Щелкнул замок. Путь был открыт. Внутри здания Дружинин никого не увидел. Как и накануне, отжал планку двери восьмой палаты и вошел. Шаповал стоял у зарешеченного окна. Стекло было матовое, и непонятно, что он там высматривал.
– Привет! – сказал Дружинин и бросил другу халат: – Держи!
Шаповал облачился в белое, ни о чем не спрашивая. Знал, что Дружинин наверняка уже все продумал, и полностью ему доверял.
– Как ты себя чувствуешь, Толик?
– Нормально.
– Идти можешь?
– Даже бегать и прыгать. Хочешь, покажу?
– Мне не надо. Побереги силы. Может быть, тебе еще придется сегодня и побегать, и попрыгать.
Вышли в коридор. Здесь по-прежнему было пустынно. Здание они покинули беспрепятственно и теперь шли по асфальтированной дорожке.
– Тебя в твоей пижаме, конечно, не выпустят, – на ходу размышлял Дружинин. – Ладно, наденешь мою куртку, в конце концов.
– А ты?
– Я буду в рубашке. Кому какое дело, в чем я еду в собственной машине? Может быть, мне жарко.
На стоянке было всего несколько машин. "Антитерроровский" "Форд" Шаповал узнал сразу.
– Ого! – засмеялся он. – Это тебя Удалов колесами снабдил?
– Да, Федя молча санкционировал нашу операцию.
Сбросили халаты. Шаповал облачился в куртку, но больничные штаны его выдавали.
– В машину! – скомандовал Дружинин. – Не свети портками!
Оглянулся – и увидел Олю. Она шла по дорожке совсем недалеко от них и совершенно не замечала Дружинина. Они провели ночь вместе, а в пять часов, когда Оля забылась неглубоким и счастливым сном, Дружинин покинул ее комнату, не попрощавшись.
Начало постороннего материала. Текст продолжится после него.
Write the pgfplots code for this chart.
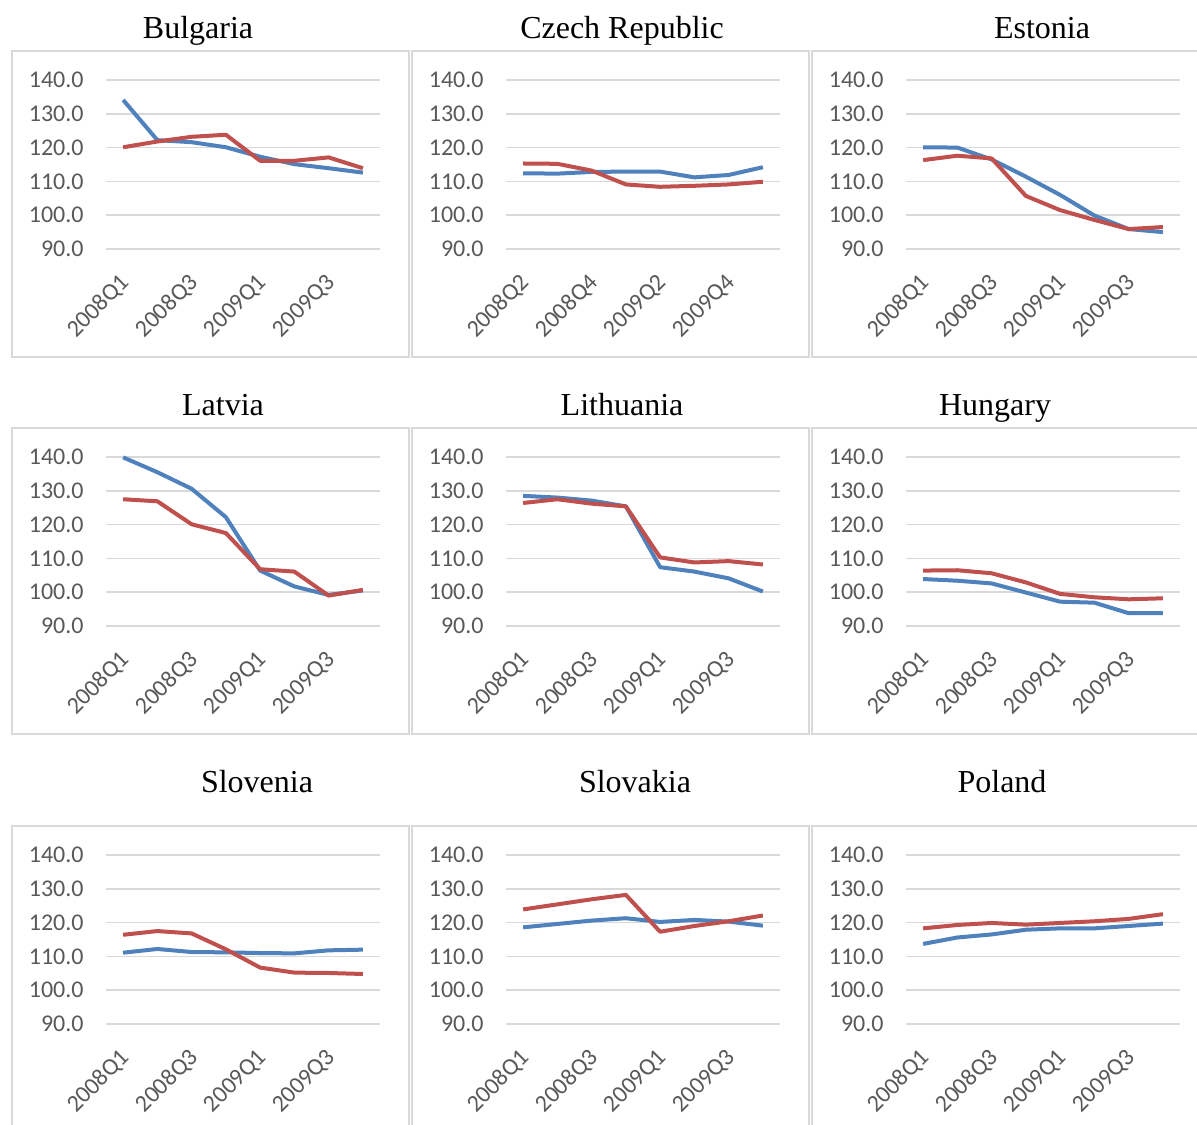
\documentclass[border=0pt]{standalone}
\usepackage{pgfplots}
\pgfplotsset{compat=1.18}
\usepackage{fontspec}
\setmainfont{Liberation Serif}
\newfontfamily\calibri{Carlito}

\definecolor{serblue}{HTML}{4F81BD}
\definecolor{serred}{HTML}{C0504D}
\definecolor{gridgray}{HTML}{D9D9D9}
\definecolor{tickgray}{HTML}{595959}
\definecolor{framegray}{HTML}{D9D9D9}

\pgfplotsset{
  panel/.style={
    scale only axis, width=137pt, height=84.5pt,
    anchor=south west,
    xmin=-0.5, xmax=7.5, ymin=90, ymax=140,
    axis line style={draw=none},
    major tick length=0pt,
    ytick={90,100,...,140},
    ymajorgrids,
    grid style={draw=gridgray, line width=0.75pt},
    xtick={0,2,4,6},
    xticklabels={2008Q1,2008Q3,2009Q1,2009Q3},
    /pgf/number format/assume math mode=true,
    tick label style={font=\calibri\fontsize{12}{14}\selectfont, text=tickgray, inner sep=0pt},
    yticklabel style={anchor=east, xshift=-11pt,
      /pgf/number format/fixed, /pgf/number format/fixed zerofill,
      /pgf/number format/precision=1},
    xticklabel style={xshift=1.5pt, yshift=-15pt, rotate=45, anchor=east},
    clip=false,
  },
  blueline/.style={serblue, line width=2pt, line join=round, no markers},
  redline/.style={serred, line width=2pt, line join=round, no markers},
}

\newcommand{\frameat}[2]{%
  \draw[framegray, line width=0.75pt] (#1,#2) rectangle ++(198.5pt,-153pt);}

\begin{document}
\begin{tikzpicture}
\clip (0,0) rectangle (598.5pt,-562pt);
\fill[white] (0,0) rectangle (598.5pt,-562pt);

% panel frames
\frameat{6pt}{-25.5pt}\frameat{206pt}{-25.5pt}\frameat{406pt}{-25.5pt}
\frameat{6pt}{-214pt}\frameat{206pt}{-214pt}\frameat{406pt}{-214pt}
\frameat{6pt}{-413pt}\frameat{206pt}{-413pt}\frameat{406pt}{-413pt}

% titles
\begin{scope}[every node/.style={anchor=base, font=\fontsize{16}{19}\selectfont, inner sep=0pt}]
\node at (99pt,-19.35pt) {Bulgaria};
\node at (311pt,-19.35pt) {Czech Republic};
\node at (521pt,-19.35pt) {Estonia};
\node at (111.5pt,-207.85pt) {Latvia};
\node at (311pt,-207.85pt) {Lithuania};
\node at (497.5pt,-207.85pt) {Hungary};
\node at (128.5pt,-396.35pt) {Slovenia};
\node at (317.5pt,-396.35pt) {Slovakia};
\node at (501pt,-396.35pt) {Poland};
\end{scope}

% Bulgaria
\begin{axis}[panel, at={(53pt,-124.5pt)}]
\addplot[blueline] coordinates {(0,134.1)(1,122.2)(2,121.6)(3,120.1)(4,117.3)(5,115.1)(6,113.9)(7,112.6)};
\addplot[redline] coordinates {(0,120.1)(1,121.8)(2,123.2)(3,123.8)(4,116.1)(5,116.1)(6,117.1)(7,113.9)};
\end{axis}
% Czech Republic
\begin{axis}[panel, at={(253pt,-124.5pt)}, xticklabels={2008Q2,2008Q4,2009Q2,2009Q4}]
\addplot[blueline] coordinates {(0,112.4)(1,112.3)(2,112.8)(3,112.9)(4,112.9)(5,111.2)(6,111.9)(7,114.2)};
\addplot[redline] coordinates {(0,115.3)(1,115.2)(2,113.2)(3,109.1)(4,108.4)(5,108.7)(6,109.1)(7,109.9)};
\end{axis}
% Estonia
\begin{axis}[panel, at={(453pt,-124.5pt)}]
\addplot[blueline] coordinates {(0,120.1)(1,120.0)(2,116.5)(3,111.4)(4,106.0)(5,99.9)(6,95.9)(7,95.0)};
\addplot[redline] coordinates {(0,116.3)(1,117.6)(2,116.8)(3,105.7)(4,101.5)(5,98.6)(6,95.9)(7,96.5)};
\end{axis}
% Latvia
\begin{axis}[panel, at={(53pt,-313pt)}]
\addplot[blueline] coordinates {(0,139.9)(1,135.5)(2,130.6)(3,122.2)(4,106.4)(5,101.7)(6,99.2)(7,100.5)};
\addplot[redline] coordinates {(0,127.5)(1,126.9)(2,120.1)(3,117.5)(4,106.8)(5,106.1)(6,99.0)(7,100.7)};
\end{axis}
% Lithuania
\begin{axis}[panel, at={(253pt,-313pt)}]
\addplot[blueline] coordinates {(0,128.5)(1,128.0)(2,127.1)(3,125.4)(4,107.4)(5,106.1)(6,104.1)(7,100.2)};
\addplot[redline] coordinates {(0,126.4)(1,127.5)(2,126.2)(3,125.4)(4,110.3)(5,108.8)(6,109.2)(7,108.2)};
\end{axis}
% Hungary
\begin{axis}[panel, at={(453pt,-313pt)}]
\addplot[blueline] coordinates {(0,103.9)(1,103.4)(2,102.6)(3,99.9)(4,97.2)(5,96.9)(6,93.8)(7,93.8)};
\addplot[redline] coordinates {(0,106.4)(1,106.5)(2,105.6)(3,102.9)(4,99.5)(5,98.5)(6,97.9)(7,98.2)};
\end{axis}
% Slovenia
\begin{axis}[panel, at={(53pt,-512pt)}]
\addplot[blueline] coordinates {(0,111.1)(1,112.2)(2,111.3)(3,111.2)(4,111.0)(5,110.9)(6,111.8)(7,112.0)};
\addplot[redline] coordinates {(0,116.4)(1,117.5)(2,116.8)(3,112.1)(4,106.7)(5,105.2)(6,105.1)(7,104.8)};
\end{axis}
% Slovakia
\begin{axis}[panel, at={(253pt,-512pt)}]
\addplot[blueline] coordinates {(0,118.6)(1,119.6)(2,120.6)(3,121.3)(4,120.2)(5,120.8)(6,120.3)(7,119.1)};
\addplot[redline] coordinates {(0,123.9)(1,125.4)(2,126.9)(3,128.2)(4,117.3)(5,119.0)(6,120.4)(7,122.1)};
\end{axis}
% Poland
\begin{axis}[panel, at={(453pt,-512pt)}]
\addplot[blueline] coordinates {(0,113.7)(1,115.6)(2,116.5)(3,117.9)(4,118.3)(5,118.3)(6,119.0)(7,119.7)};
\addplot[redline] coordinates {(0,118.3)(1,119.3)(2,119.9)(3,119.4)(4,119.9)(5,120.4)(6,121.1)(7,122.5)};
\end{axis}
\end{tikzpicture}
\end{document}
Потому, наверное, она его и не замечала – обиделась.
– Оля! – негромко окликнул Дружинин.
Не хотел уезжать не попрощавшись. Она остановилась и смотрела строго. Значит, действительно обиделась. Дружинин направился к ней.
– Ну что ты, в самом деле, – сказал он примирительно. – Я ведь тебя предупреждал, что сегодня уеду.
– Мне-то какое дело? – парировала Оля и даже поджала губки – так сердилась.
– Я еще приеду, – пообещал Дружинин, подходя к ней вплотную. – Потому что ты – прелесть.
Протянул руку и погладил Олину шею, потом рука скользнула вниз, на грудь. И в следующий миг Оля влепила Дружинину пощечину. Получилось очень звучно. Опешивший Дружинин отпрянул, а Оля развернулась и торопливо пошла по дорожке прочь.
– Какая сцена! – осторожно сказал Шаповал, когда ничего не понимающий Дружинин сел в машину.
– Ч-черт! – бросил Дружинин и завел двигатель.
Он непременно обсудил бы с Шаповалом случившееся, если бы им не предстояло сейчас преодолевать контрольный пункт при выезде. Из стеклянной будки вышел охранник и направился к машине, сонно щурясь. Дружинин приоткрыл окно и крикнул, придав безразличие голосу:
– Открывай, брат! Покидаем отчий дом!